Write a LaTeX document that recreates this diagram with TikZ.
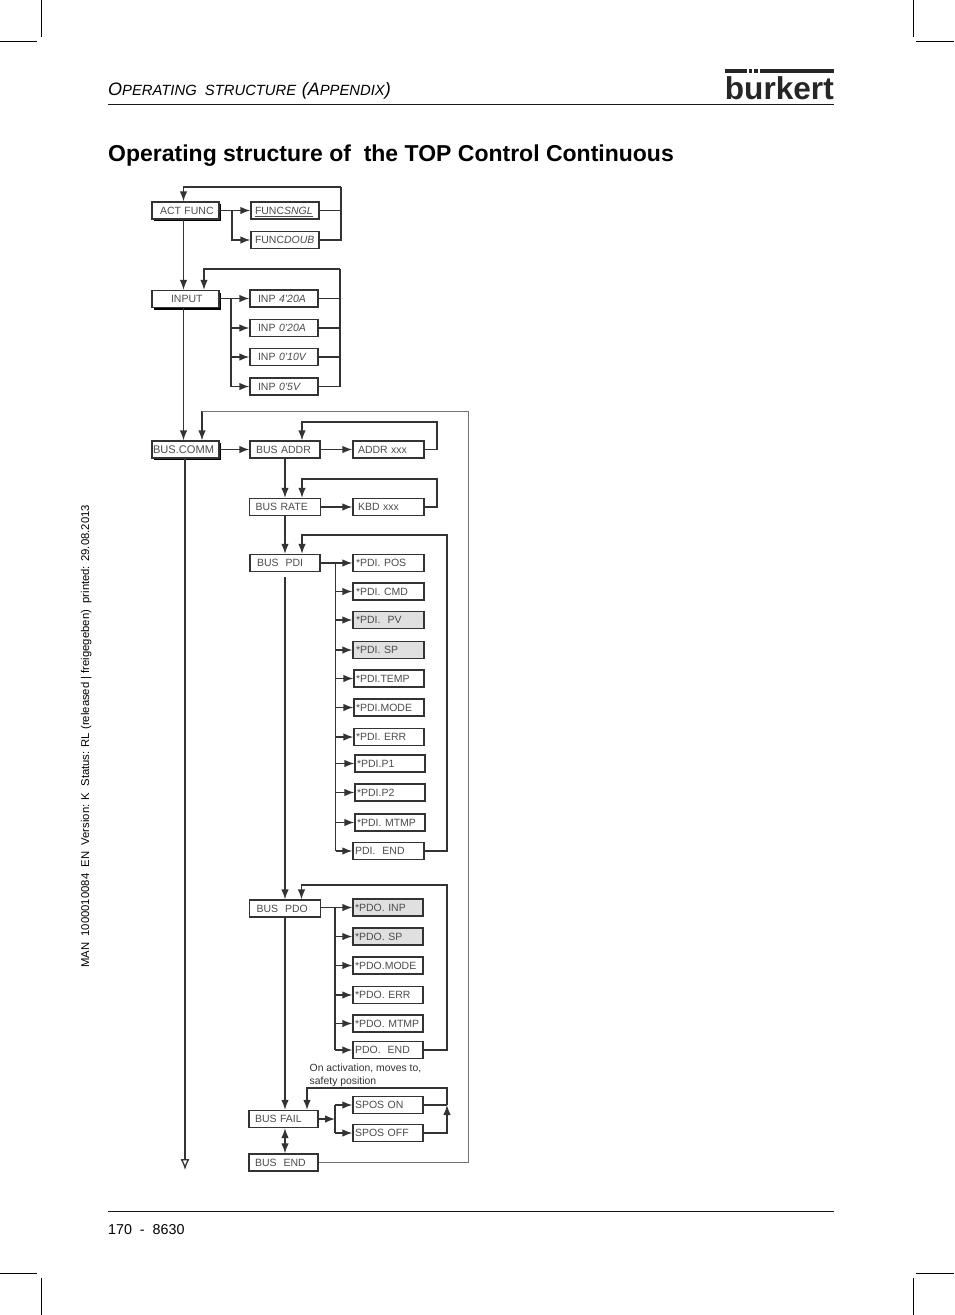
\documentclass[tikz,border=0pt]{standalone}
\usepackage{fontspec}
\setmainfont{Liberation Sans}
\usepackage{xcolor}
\usepackage{tikz}
\usetikzlibrary{arrows.meta, shadows, calc}
\definecolor{inkDark}{gray}{0.2}
\definecolor{inkText}{gray}{0.3}
\tikzset{
    menuBox/.style={draw=inkDark, line width=1.3pt, fill=white, text=inkText, inner xsep=0pt, inner ysep=0pt, text width=70pt, minimum height=17pt, text height=7.4pt, text depth=0pt, align=left, font=\fontsize{10.5}{10.5}\selectfont, execute at begin node=\hspace*{#1}},
    menuBox/.default=2pt,
    topBox/.style={menuBox=#1, text width=67pt, general shadow={fill=black, shadow xshift=1.5pt, shadow yshift=-2pt}},
    topBox/.default=8pt,
    greyBox/.style={fill=black!12},
    flowLine/.style={draw=inkDark, line width=1.3pt},
    flowEdge/.style={flowLine, -{Latex[length=10pt, width=7.5pt]}},
    flowBoth/.style={flowLine, {Latex[length=10pt, width=7.5pt]}-{Latex[length=10pt, width=7.5pt]}},
    flowEnd/.style={flowLine, -{Latex[open, length=11pt, width=9pt, fill=white]}},
    outerLine/.style={draw=black!55, line width=0.9pt},
    cropMark/.style={draw=black, line width=0.7pt},
    pageRule/.style={draw=black!90, line width=0.9pt},
    logoBar/.style={fill=black!85, draw=none},
}
\newcommand{\chanBranch}[2]{
    \draw[flowEdge] (#1 |- #2.west) -- (#2.west);
}
\newcommand{\chanReturn}[2]{
    \draw[flowLine] (#1.east) -- (#1.east -| #2);
}
\newcommand{\smallCap}[2]{{\fontsize{18}{18}\selectfont #1}{\fontsize{14.8}{14.8}\selectfont #2}}

\begin{document}
\begin{tikzpicture}[x=1pt, y=-1pt]
    \useasboundingbox (0,0) rectangle (954,1315);

    % crop marks
    \coordinate (cropA) at (41,0);
    \coordinate (cropB) at (41,37);
    \coordinate (cropC) at (0,41);
    \coordinate (cropD) at (37,41);
    \coordinate (cropE) at (913,0);
    \coordinate (cropF) at (913,37);
    \coordinate (cropG) at (916,41);
    \coordinate (cropH) at (954,41);
    \coordinate (cropI) at (41,1278);
    \coordinate (cropJ) at (41,1315);
    \coordinate (cropK) at (0,1273);
    \coordinate (cropL) at (37,1273);
    \coordinate (cropM) at (913,1278);
    \coordinate (cropN) at (913,1315);
    \coordinate (cropO) at (916,1273);
    \coordinate (cropP) at (954,1273);
    \draw[cropMark] (cropA) -- (cropB) (cropC) -- (cropD) (cropE) -- (cropF) (cropG) -- (cropH);
    \draw[cropMark] (cropI) -- (cropJ) (cropK) -- (cropL) (cropM) -- (cropN) (cropO) -- (cropP);

    % page head
    \node[anchor=base west, inner sep=0pt, font=\itshape] (headText) at (108,95) {\smallCap{O}{PERATING \ STRUCTURE} \ \smallCap{(A}{PPENDIX}\smallCap{)}{}};
    \node[anchor=base east, inner sep=0pt, font=\bfseries\fontsize{31.6}{31.6}\selectfont, text=black!85] (logoText) at (834,99) {burkert};
    \fill[logoBar] (725,69) rectangle (747,73);
    \fill[logoBar] (748.5,69) rectangle (752,73);
    \fill[logoBar] (754,69) rectangle (758,73);
    \fill[logoBar] (760,69) rectangle (833.5,73);
    \coordinate (headL) at (108,104.5);
    \coordinate (headR) at (833.5,104.5);
    \draw[pageRule] (headL) -- (headR);
    \node[anchor=base west, inner sep=0pt, font=\bfseries\fontsize{23}{23}\selectfont] (titleText) at (108,161) {Operating structure of \ the TOP Control Continuous};

    % page foot
    \coordinate (footL) at (108,1211.5);
    \coordinate (footR) at (833.5,1211.5);
    \draw[pageRule] (footL) -- (footR);
    \node[anchor=base west, inner sep=0pt, font=\fontsize{14.3}{14.3}\selectfont] (pageText) at (108,1234) {170 \ - \ 8630};
    \node[anchor=base west, inner sep=0pt, rotate=90, font=\fontsize{11.3}{11.3}\selectfont] (sideText) at (89,968) {MAN \ 1000010084 \ EN \ Version: K \ Status: RL (released | freigegeben) \ printed: 29.08.2013};

    % act func
    \node[topBox] (actFunc) at (185.5,210.5) {ACT FUNC};
    \node[menuBox=4pt, text width=68pt] (funcSngl) at (285,210.5) {\underline{FUNC\textit{SNGL}}};
    \node[menuBox=4pt, text width=68pt] (funcDoub) at (285,240) {FUNC\textit{DOUB}};
    \coordinate (actBranch) at (232,210.5);
    \coordinate (actRight) at (341,187);
    \coordinate (actLeft) at (183.5,187);
    \draw[flowLine] (actFunc.east) -- (actBranch);
    \chanBranch{actBranch}{funcSngl}
    \draw[flowEdge] (actBranch) |- (funcDoub.west);
    \chanReturn{funcSngl}{actRight}
    \draw[flowLine] (funcDoub.east) -| (actRight);
    \draw[flowEdge] (actRight) -- (actLeft) -- (actLeft |- actFunc.north);

    % input
    \node[topBox=19pt] (input) at (185.5,299) {INPUT};
    \node[menuBox=8pt, text width=68pt] (inpA) at (284,298.5) {INP \textit{4'20A}};
    \node[menuBox=8pt, text width=68pt] (inpB) at (284,328) {INP \textit{0'20A}};
    \node[menuBox=8pt, text width=68pt] (inpC) at (284,357) {INP \textit{0'10V}};
    \node[menuBox=8pt, text width=68pt] (inpD) at (284,386.5) {INP \textit{0'5V}};
    \coordinate (inpBranch) at (231,298.5);
    \coordinate (inpRight) at (340,269);
    \coordinate (inpLeft) at (204,269);
    \draw[flowEdge] (actFunc.south -| actLeft) -- (input.north -| actLeft);
    \chanBranch{input.east}{inpA}
    \draw[flowLine] (inpBranch) -- (inpBranch |- inpD.west);
    \chanBranch{inpBranch}{inpB}
    \chanBranch{inpBranch}{inpC}
    \chanBranch{inpBranch}{inpD}
    \chanReturn{inpA}{inpRight}
    \chanReturn{inpB}{inpRight}
    \chanReturn{inpC}{inpRight}
    \draw[flowLine] (inpD.east) -| (inpRight);
    \draw[flowEdge] (inpRight) -- (inpLeft) -- (inpLeft |- input.north);

    % bus comm
    \node[topBox=1pt, font=\fontsize{11.1}{11.1}\selectfont] (busComm) at (185.5,449.5) {BUS.COMM};
    \node[menuBox=6pt] (busAddr) at (285,449.5) {BUS ADDR};
    \node[menuBox=5pt, text width=71pt] (addrVal) at (388.5,449.5) {ADDR xxx};
    \node[menuBox=6pt, text width=71pt] (busRate) at (285,507) {BUS RATE};
    \node[menuBox=5pt, text width=71pt] (kbdVal) at (388.5,507) {KBD xxx};
    \node[menuBox=7pt] (busPdi) at (285,563) {BUS \ PDI};
    \coordinate (commLeft) at (202,411);
    \coordinate (commRight) at (468,411);
    \coordinate (spineEnd) at (185,1170);
    \coordinate (addrTop) at (302,422);
    \coordinate (addrRight) at (437,422);
    \coordinate (rateTop) at (302,479);
    \coordinate (rateRight) at (437,479);
    \draw[flowEdge] (input.south -| actLeft) -- (busComm.north -| actLeft);
    \draw[flowEdge] (commLeft) -- (commLeft |- busComm.north);
    \draw[flowEdge] (busComm.east) -- (busAddr.west);
    \draw[flowEnd] (busComm.south -| spineEnd) -- (spineEnd);
    \draw[flowEdge] (busAddr.east) -- (addrVal.west);
    \draw[flowEdge] (busRate.east) -- (kbdVal.west);
    \draw[flowEdge] (busAddr.south) -- (busRate.north);
    \draw[flowEdge] (busRate.south) -- (busPdi.north);
    \draw[flowEdge] (addrVal.east) -| (addrRight) -- (addrTop) -- (addrTop |- busAddr.north);
    \draw[flowEdge] (kbdVal.east) -| (rateRight) -- (rateTop) -- (rateTop |- busRate.north);

    % bus pdi
    \node[menuBox=3pt, text width=71pt] (pdiPos) at (388.5,563) {*PDI. POS};
    \node[menuBox=3pt, text width=71pt] (pdiCmd) at (388.5,591.5) {*PDI. CMD};
    \node[menuBox=3pt, greyBox, text width=71pt] (pdiPv) at (388.5,620) {*PDI. \ PV};
    \node[menuBox=3pt, greyBox, text width=71pt] (pdiSp) at (388.5,650) {*PDI. SP};
    \node[menuBox] (pdiTemp) at (389,678.5) {*PDI.TEMP};
    \node[menuBox] (pdiMode) at (389,707.5) {*PDI.MODE};
    \node[menuBox] (pdiErr) at (389,737) {*PDI. ERR};
    \node[menuBox] (pdiOne) at (390,763.5) {*PDI.P1};
    \node[menuBox] (pdiTwo) at (390,792.5) {*PDI.P2};
    \node[menuBox] (pdiTmp) at (390,822.5) {*PDI. MTMP};
    \node[menuBox=2pt, text width=71pt] (pdiEnd) at (388.5,851) {PDI. \ END};
    \coordinate (pdiBranch) at (335.5,563);
    \coordinate (pdiTop) at (302,535);
    \coordinate (pdiRight) at (447,535);
    \chanBranch{busPdi.east}{pdiPos}
    \draw[flowLine] (pdiBranch) -- (pdiBranch |- pdiEnd.west);
    \foreach \boxName in {pdiCmd, pdiPv, pdiSp, pdiTemp, pdiMode, pdiErr, pdiOne, pdiTwo, pdiTmp, pdiEnd} {
        \chanBranch{pdiBranch}{\boxName}
    }
    \draw[flowEdge] (pdiEnd.east) -| (pdiRight) -- (pdiTop) -- (pdiTop |- busPdi.north);

    % bus pdo
    \node[menuBox=7pt, text width=71pt] (busPdo) at (285,908.5) {BUS \ PDO};
    \node[menuBox, greyBox] (pdoInp) at (388,907.5) {*PDO. INP};
    \node[menuBox, greyBox] (pdoSp) at (388,936.5) {*PDO. SP};
    \node[menuBox] (pdoMode) at (388,965.5) {*PDO.MODE};
    \node[menuBox] (pdoErr) at (388,995) {*PDO. ERR};
    \node[menuBox] (pdoTmp) at (388,1023.5) {*PDO. MTMP};
    \node[menuBox] (pdoEnd) at (388,1050) {PDO. \ END};
    \coordinate (pdoBranch) at (335,908);
    \coordinate (pdoTop) at (301.5,885);
    \coordinate (pdoRight) at (447,885);
    \draw[flowEdge, shorten <=5pt] (busPdi.south) -- (busPdo.north);
    \chanBranch{busPdo.east}{pdoInp}
    \draw[flowLine] (pdoBranch) -- (pdoBranch |- pdoEnd.west);
    \foreach \boxName in {pdoSp, pdoMode, pdoErr, pdoTmp, pdoEnd} {
        \chanBranch{pdoBranch}{\boxName}
    }
    \draw[flowEdge] (pdoEnd.east) -| (pdoRight) -- (pdoTop) -- (pdoTop |- busPdo.north);

    % bus fail
    \node[menuBox=6pt, text width=69pt] (busFail) at (283.5,1119) {BUS FAIL};
    \node[menuBox=6pt, text width=69pt] (busEnd) at (283.5,1162.5) {BUS \ END};
    \node[menuBox=2pt] (sposOn) at (388,1105) {SPOS ON};
    \node[menuBox=2pt] (sposOff) at (388,1133) {SPOS OFF};
    \node[anchor=north west, inner sep=0pt, align=left, font=\fontsize{10.4}{13}\selectfont, text=inkDark] (sposNote) at (309.5,1064) {On activation, moves to,\\safety position};
    \coordinate (failBranch) at (335,1119);
    \coordinate (failTop) at (307,1088);
    \coordinate (failRight) at (447,1088);
    \coordinate (failTip) at (447,1105);
    \draw[flowEdge] (busPdo.south) -- (busFail.north -| busPdo.south);
    \draw[flowBoth] (busFail.south -| busPdo.south) -- (busEnd.north -| busPdo.south);
    \draw[flowEdge] (busFail.east) -- (failBranch);
    \draw[flowLine] (failBranch |- sposOn.west) -- (failBranch |- sposOff.west);
    \chanBranch{failBranch}{sposOn}
    \chanBranch{failBranch}{sposOff}
    \chanReturn{sposOn}{failRight}
    \draw[flowEdge] (sposOff.east) -| (failTip);
    \draw[flowEdge] (failTip) -- (failRight) -- (failTop) -- (failTop |- busFail.north);
    \draw[outerLine] (busEnd.east) -| (commRight) -- (commLeft);

\end{tikzpicture}
\end{document}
■ ■ ■ ■ ■ ■ ■
- Exercise -
Copy nothing but the lines from the top of the material through the line holding "(0,0) rectangle (954,1315);", exactly as written; omit pictures.

- Full answer -
Write a LaTeX document that recreates this diagram with TikZ.
\documentclass[tikz,border=0pt]{standalone}
\usepackage{fontspec}
\setmainfont{Liberation Sans}
\usepackage{xcolor}
\usepackage{tikz}
\usetikzlibrary{arrows.meta, shadows, calc}
\definecolor{inkDark}{gray}{0.2}
\definecolor{inkText}{gray}{0.3}
\tikzset{
    menuBox/.style={draw=inkDark, line width=1.3pt, fill=white, text=inkText, inner xsep=0pt, inner ysep=0pt, text width=70pt, minimum height=17pt, text height=7.4pt, text depth=0pt, align=left, font=\fontsize{10.5}{10.5}\selectfont, execute at begin node=\hspace*{#1}},
    menuBox/.default=2pt,
    topBox/.style={menuBox=#1, text width=67pt, general shadow={fill=black, shadow xshift=1.5pt, shadow yshift=-2pt}},
    topBox/.default=8pt,
    greyBox/.style={fill=black!12},
    flowLine/.style={draw=inkDark, line width=1.3pt},
    flowEdge/.style={flowLine, -{Latex[length=10pt, width=7.5pt]}},
    flowBoth/.style={flowLine, {Latex[length=10pt, width=7.5pt]}-{Latex[length=10pt, width=7.5pt]}},
    flowEnd/.style={flowLine, -{Latex[open, length=11pt, width=9pt, fill=white]}},
    outerLine/.style={draw=black!55, line width=0.9pt},
    cropMark/.style={draw=black, line width=0.7pt},
    pageRule/.style={draw=black!90, line width=0.9pt},
    logoBar/.style={fill=black!85, draw=none},
}
\newcommand{\chanBranch}[2]{
    \draw[flowEdge] (#1 |- #2.west) -- (#2.west);
}
\newcommand{\chanReturn}[2]{
    \draw[flowLine] (#1.east) -- (#1.east -| #2);
}
\newcommand{\smallCap}[2]{{\fontsize{18}{18}\selectfont #1}{\fontsize{14.8}{14.8}\selectfont #2}}

\begin{document}
\begin{tikzpicture}[x=1pt, y=-1pt]
    \useasboundingbox (0,0) rectangle (954,1315);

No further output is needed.